I have data frame [Data frame examples], which has 113 entries X 54748 total columns. The column headers look like this:
"SampleID" "metadata_1" "metadata_2" "metadata_3" "Gene_1" "Gene_2" ... "Gene_54748"
The goal is to randomly split the data frame by the "Gene_XXX" columns into 10 smallest data frames.
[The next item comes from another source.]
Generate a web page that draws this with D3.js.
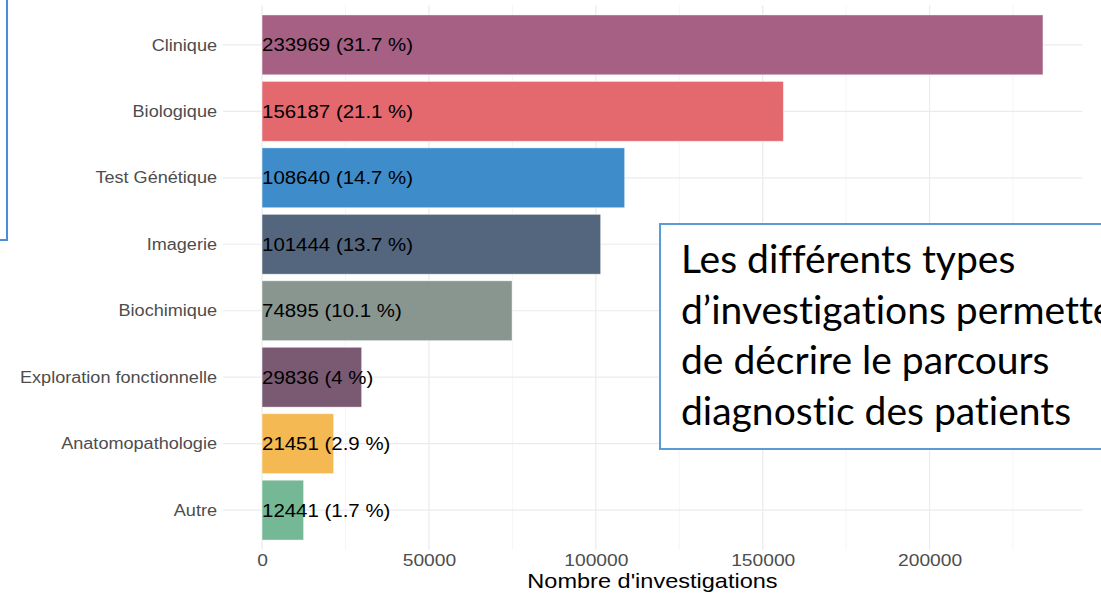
<!DOCTYPE html>
<html>
<head>
<meta charset="utf-8">
<script src="https://cdn.jsdelivr.net/npm/d3@7"></script>
<style>
  html, body { margin: 0; padding: 0; background: #fff; overflow: hidden; }
  svg { display: block; }
</style>
</head>
<body>
<div id="chart"></div>
<script>
(function() {
  'use strict';

  // Data
  var categories = ['Clinique', 'Biologique', 'Test Génétique', 'Imagerie',
    'Biochimique', 'Exploration fonctionnelle', 'Anatomopathologie', 'Autre'];
  var counts = [233969, 156187, 108640, 101444, 74895, 29836, 21451, 12441];
  var percents = ['31.7', '21.1', '14.7', '13.7', '10.1', '4', '2.9', '1.7'];
  var barColors = ['#a66084', '#e3696e', '#3f8ccb', '#53667e',
    '#88968f', '#7a5a72', '#f4b952', '#74b895'];
  var xTicks = [0, 50000, 100000, 150000, 200000];
  var xMinor = [25000, 75000, 125000, 175000, 225000];
  var noteLines = ['Les différents types', 'd\u2019investigations permettent',
    'de décrire le parcours', 'diagnostic des patients'];

  var width = 1101, height = 599;
  var panel = { left: 223, right: 1082, top: 5, bottom: 550 };
  var font = 'Liberation Sans, Arial, sans-serif';

  var svg = d3.select('#chart').append('svg')
    .attr('width', width)
    .attr('height', height);

  // the source picture is a bit stretched sideways, so widen the text the same way
  function stretch(sel, factor) {
    sel.each(function() {
      var len = this.getComputedTextLength();
      d3.select(this)
        .attr('textLength', len * factor)
        .attr('lengthAdjust', 'spacingAndGlyphs');
    });
  }

  var data = categories.map(function(c, i) {
    return { cat: c, n: counts[i], pct: percents[i], color: barColors[i] };
  });

  // ggplot-like 5% expansion on the continuous axis
  var maxVal = d3.max(counts);
  var x = d3.scaleLinear()
    .domain([-maxVal * 0.05, maxVal * 1.05])
    .range([panel.left, panel.right]);

  // discrete axis: 0.6 unit expansion on each side
  var n = categories.length;
  var step = (panel.bottom - panel.top) / (n - 1 + 1.2);
  var y = d3.scalePoint()
    .domain(categories)
    .range([panel.top + 0.6 * step, panel.bottom - 0.6 * step]);
  var barH = step * 0.9;

  var grid = svg.append('g');

  // minor vertical grid
  grid.selectAll('.vminor').data(xMinor).enter().append('line')
    .attr('x1', function(d) { return x(d); })
    .attr('x2', function(d) { return x(d); })
    .attr('y1', panel.top).attr('y2', panel.bottom)
    .attr('stroke', '#f2f2f2').attr('stroke-width', 0.8);

  // major vertical grid
  grid.selectAll('.vmajor').data(xTicks).enter().append('line')
    .attr('x1', function(d) { return x(d); })
    .attr('x2', function(d) { return x(d); })
    .attr('y1', panel.top).attr('y2', panel.bottom)
    .attr('stroke', '#ebebeb').attr('stroke-width', 1.2);

  // horizontal grid
  grid.selectAll('.hmajor').data(categories).enter().append('line')
    .attr('x1', panel.left).attr('x2', panel.right)
    .attr('y1', function(d) { return y(d); })
    .attr('y2', function(d) { return y(d); })
    .attr('stroke', '#ebebeb').attr('stroke-width', 1.2);

  // bars
  svg.selectAll('.bar').data(data).enter().append('rect')
    .attr('class', 'bar')
    .attr('x', x(0))
    .attr('y', function(d) { return y(d.cat) - barH / 2; })
    .attr('width', function(d) { return x(d.n) - x(0); })
    .attr('height', barH)
    .attr('fill', function(d) { return d.color; })
    .attr('stroke', 'rgba(255,255,255,0.5)')
    .attr('stroke-width', 0.8);

  // bar labels
  var lbl = svg.selectAll('.lbl').data(data).enter().append('text')
    .attr('x', x(0))
    .attr('y', function(d) { return y(d.cat); })
    .attr('dy', '0.36em')
    .attr('font-family', font)
    .attr('font-size', '18px')
    .attr('fill', '#000')
    .text(function(d) { return d.n + ' (' + d.pct + ' %)'; });
  stretch(lbl, 1.135);

  // y axis labels
  var yAxis = d3.axisLeft(y).tickSize(0).tickPadding(6);
  var gy = svg.append('g')
    .attr('transform', 'translate(' + panel.left + ',0)')
    .call(yAxis);
  gy.select('.domain').remove();
  gy.selectAll('text')
    .attr('font-family', font)
    .attr('font-size', '16px')
    .attr('fill', '#4d4d4d');
  stretch(gy.selectAll('text'), 1.13);

  // x axis labels
  var xAxis = d3.axisBottom(x).tickValues(xTicks).tickFormat(d3.format('d'))
    .tickSize(0).tickPadding(5);
  var gx = svg.append('g')
    .attr('transform', 'translate(0,' + panel.bottom + ')')
    .call(xAxis);
  gx.select('.domain').remove();
  gx.selectAll('text')
    .attr('font-family', font)
    .attr('font-size', '16px')
    .attr('fill', '#4d4d4d');
  stretch(gx.selectAll('text'), 1.2);

  var title = svg.append('text')
    .attr('x', (panel.left + panel.right) / 2)
    .attr('y', 588)
    .attr('text-anchor', 'middle')
    .attr('font-family', font)
    .attr('font-size', '21px')
    .attr('fill', '#000')
    .text("Nombre d'investigations");
  stretch(title, 1.12);

  // slide overlay: left box edge
  svg.append('rect')
    .attr('x', -20).attr('y', -20)
    .attr('width', 27).attr('height', 260)
    .attr('fill', 'none')
    .attr('stroke', '#4a8fd6')
    .attr('stroke-width', 2);

  // slide overlay: note box
  var note = svg.append('g');
  note.append('rect')
    .attr('x', 660).attr('y', 224)
    .attr('width', 480).attr('height', 225)
    .attr('fill', '#fff')
    .attr('stroke', '#5b9bd5')
    .attr('stroke-width', 2);
  note.selectAll('text').data(noteLines).enter().append('text')
    .attr('x', 681)
    .attr('y', function(d, i) { return 273 + i * 50.5; })
    .attr('font-family', 'Lato, Noto Sans, sans-serif')
    .attr('font-size', '39px')
    .style('font-variant-ligatures', 'none')
    .attr('fill', '#000')
    .text(function(d) { return d; });
})();
</script>
</body>
</html>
Every new subsetted data frame, must have the same 4 initial columns i.e ["Sampleid" "metadata_1" "metadata_2" "metadata_3"], plus a combination of randomly selected "Gene_XXX" columns, almost equally distributed in number across the 10 subsets.
Example output:
Subset 1:
"SampleID" "metadata_1" "metadata_2" "metadata_3" "Gene_3" "Gene_8" "Gene_4"... "Gene 5474"
Subset 2:
"SampleID" "metadata_1" "metadata_2" "metadata_3" "Gene_1" "Gene_6" "Gene_5"... "Gene 5470"
......
Subset_10:
"SampleID" "metadata_1" "metadata_2" "metadata_3" "Gene_2" "Gene_7" "Gene_9"... "Gene 5472"
So the initial "Genes" will be all present uniquely in the 10 subsets and also randomly distributed (not in order of appearance or alphabetically).
Any idea on how to perform this?
Thank you in advance for any feedback!